With my chips on the discussion table, the leaders began to argue with me about the superiority of their solution.  They really wanted to skirt the difficult social matters and convince me to commit the funds to build them a bigger reservoir.  I didn't tell them no, but instead laid out the negative consequences I saw from their plan: people would continue to hog water, separating collection locations without a schedule would only slow the time it takes to fill each jug, and their electric expense would double with the addition of another pump.

At this point they turned to their village dialect (I had been talking with them in the national language) so that they could talk about me, in front of my back, privately.  Their interaction got quite heated, but eventually the leader turned back to me and said, "how do you suggest we go from here then?"  I laid out for them a four-stage plan: 1- they would determine as a community how the clean water may and may not be used (I.e. only drinking and cooking? Bathing also? Washing also? Animals also? Gardens also? Construction also?)  They would also decide a time of each day for each of the 3 sections of the village to collect water, and stick to this plan. 2- We will come next week, survey both the social matters and the physical possibility of adding two pipes to the two further sections.  If all looks good, we'll work with them to put in the pipes as soon as they're ready to do the labor.  3- then we will spend the winter encouraging the community to stick to the new system, and record their usage and expense over several months.  4- In the spring, if they still think another reservoir would serve them better, then we have the data to do a thorough operating expense projection, and can figure and share that with the community so that they can make an informed decision. 

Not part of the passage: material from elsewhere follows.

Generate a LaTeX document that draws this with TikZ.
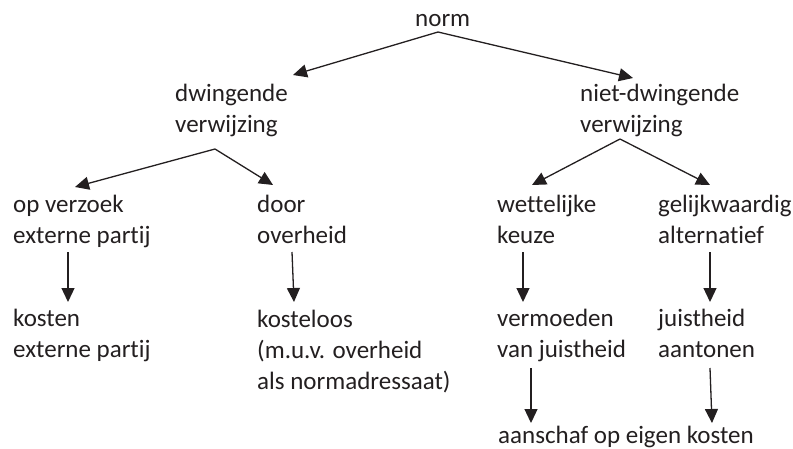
\documentclass[tikz,border=0pt]{standalone}
\usepackage{fontspec}
\setmainfont{Carlito}[Ligatures=NoCommon]
\usetikzlibrary{arrows.meta}
\definecolor{inkgray}{HTML}{231F20}
\tikzset{
  term/.style={anchor=base west,align=left,inner xsep=0pt,inner ysep=2pt,
               text=inkgray,font=\fontsize{25}{31}\selectfont},
  link/.style={-{Triangle[length=14pt,width=13pt]},line width=1.3pt,draw=inkgray}
}
\begin{document}
\begin{tikzpicture}[x=1pt,y=-1pt]
  \useasboundingbox (0,0) rectangle (793,448);
  % top
  \node[term] (norm) at (415,26) {norm};
  \node[term] (dw)  at (175,132) {dwingende\\verwijzing};
  \node[term] (ndw) at (580,132) {niet-dwingende\\verwijzing};
  % second level
  \node[term] (opv)  at (13,243)  {op verzoek\\externe partij};
  \node[term] (door) at (257,243) {door\\overheid};
  \node[term] (wet)  at (497,243) {wettelijke\\keuze};
  \node[term] (gel)  at (658,243) {gelijkwaardig\\alternatief};
  % third level
  \node[term] (kos)   at (13,357)  {kosten\\externe partij};
  \node[term] (kost)  at (257,389) {kosteloos\\(m.u.v. overheid\\als normadressaat)};
  \node[term] (verm)  at (497,357) {vermoeden\\van juistheid};
  \node[term] (juist) at (658,357) {juistheid\\aantonen};
  \node[term] (aan)   at (498,443) {aanschaf op eigen kosten};
  % arrows
  \draw[link] ([shift={(23,6)}]norm.base west) -- ([shift={(118,-57)}]dw.base west);
  \draw[link] ([shift={(23,6)}]norm.base west) -- ([shift={(53,-54)}]ndw.base west);
  \draw[link] ([shift={(40,17)}]dw.base west) -- ([shift={(62,-56)}]opv.base west);
  \draw[link] ([shift={(40,17)}]dw.base west) -- ([shift={(16,-58)}]door.base west);
  \draw[link] ([shift={(40,7)}]ndw.base west) -- ([shift={(35,-58)}]wet.base west);
  \draw[link] ([shift={(40,7)}]ndw.base west) -- ([shift={(52,-58)}]gel.base west);
  \draw[link] ([shift={(55,9)}]opv.base west) -- ([shift={(55,-55)}]kos.base west);
  \draw[link] ([shift={(35,9)}]door.base west) -- ([shift={(37,-87)}]kost.base west);
  \draw[link] ([shift={(26,9)}]wet.base west) -- ([shift={(26,-55)}]verm.base west);
  \draw[link] ([shift={(52,9)}]gel.base west) -- ([shift={(52,-55)}]juist.base west);
  \draw[link] ([shift={(34,11)}]verm.base west) -- ([shift={(33,-20)}]aan.base west);
  \draw[link] ([shift={(52,11)}]juist.base west) -- ([shift={(214,-20)}]aan.base west);
\end{tikzpicture}
\end{document}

More arguments followed, but my suggestion gathered enough acceptance right away that my new proponents did the refuting for me.  Another round of arguments in the village dialect solved, the leader turned to me and said, "your plan is excellent and appropriate, we could not have agreed on this without you."

Before we left the room I commented on their wish for a generator, saying that it was outside our policy (we only do renewable energy projects), but if they wrote a proposal we could advocate for them to other agencies. With that door for another false assumption closed, we called the meeting to a close, went outside and took a look at the locations for the suggested extra pipes.

The walking tour of the locations for the extra pipes was a great chance to listen to the elders more, and make sure they understood what they agreed with!  I'm still concerned that the men might not have understood me, but rather assumed they were hearing what they wanted to hear!  My other concern is if "the right ones" were not in today's meeting.  We should find this out in the next visit!

I sense that we are not out of the woods yet. There have been a lot of twists and turns in this story and I should not be surprised if I have still missed another angle of this situation.  The learning here never seems to end.